En el siglo V antes de Cristo, Eurípides transmitió en muchas de sus tragedias, cómo los hombres, espejo de los dioses, ejercían la violencia de género, entre otras: Medea, Las troyanas y su continuación, Hécuba. La trama de las dos últimas es simple en crueldad. Tras la derrota de Troya, los griegos arrojan desde lo alto de la muralla al hijo de Héctor y Andrómaca y sortean a las cautivas de alto rango: Andrómaca para el hijo de Aquiles, Neoptólemo; Casandra para Agamenón. La reina Hécuba, que había perdido varios hijos en la guerra, fue asignada, junto con la hija Políxena, como esclava de Ulises. Implacable, Neoptólemo exige el sacrificio de Políxena sobre la tumba de su padre. La escena sacrificial pareciera haber sido escrita por Virginia Woolf, la joven se abre el peplo y ofrece su cuello, luego de ser degollada y, en su último estertor, lo vuelve a cerrar “ocultando lo que es menester a la mirada de los varones”.

Cuatro siglos después de Eurípides, Ovidio volverá sobre la historia de Hécuba cuando, como última desgracia, descubre en la playa el cadáver de su hijo que había enviado a Tracia y cuyo rey, luego de haber recibido el dinero para hacerse cargo del niño, lo arrojó al mar. En ese momento el rey se hallaba, con su cortejo, junto a los griegos. En un acto desesperado, Hécuba hunde sus dedos en los ojos del asesino y lo ciega. El cortejo le arroja piedras y ella toma una con los dientes y quiere hablar, pero ladra y aúlla.
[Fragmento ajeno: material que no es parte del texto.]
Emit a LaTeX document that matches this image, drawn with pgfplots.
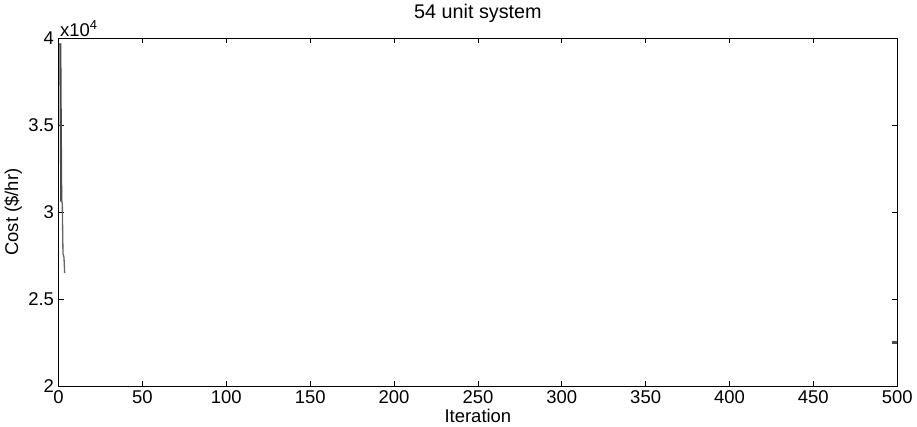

Desde Metamorfosis hasta el presente, los ladridos de esa madre desesperada, que son los aullidos de todas las mujeres humilladas y violentadas a lo largo de siglos, resuena con cada acto de violencia de género. Desgraciadamente, y pese al masivo reconocimiento de sus derechos y la toma de conciencia de la sociedad, ellas siguen cobrando salarios más bajos que los colegas hombres, siendo víctimas de acoso laboral, y con tasas de feminicidio que no paran de crecer.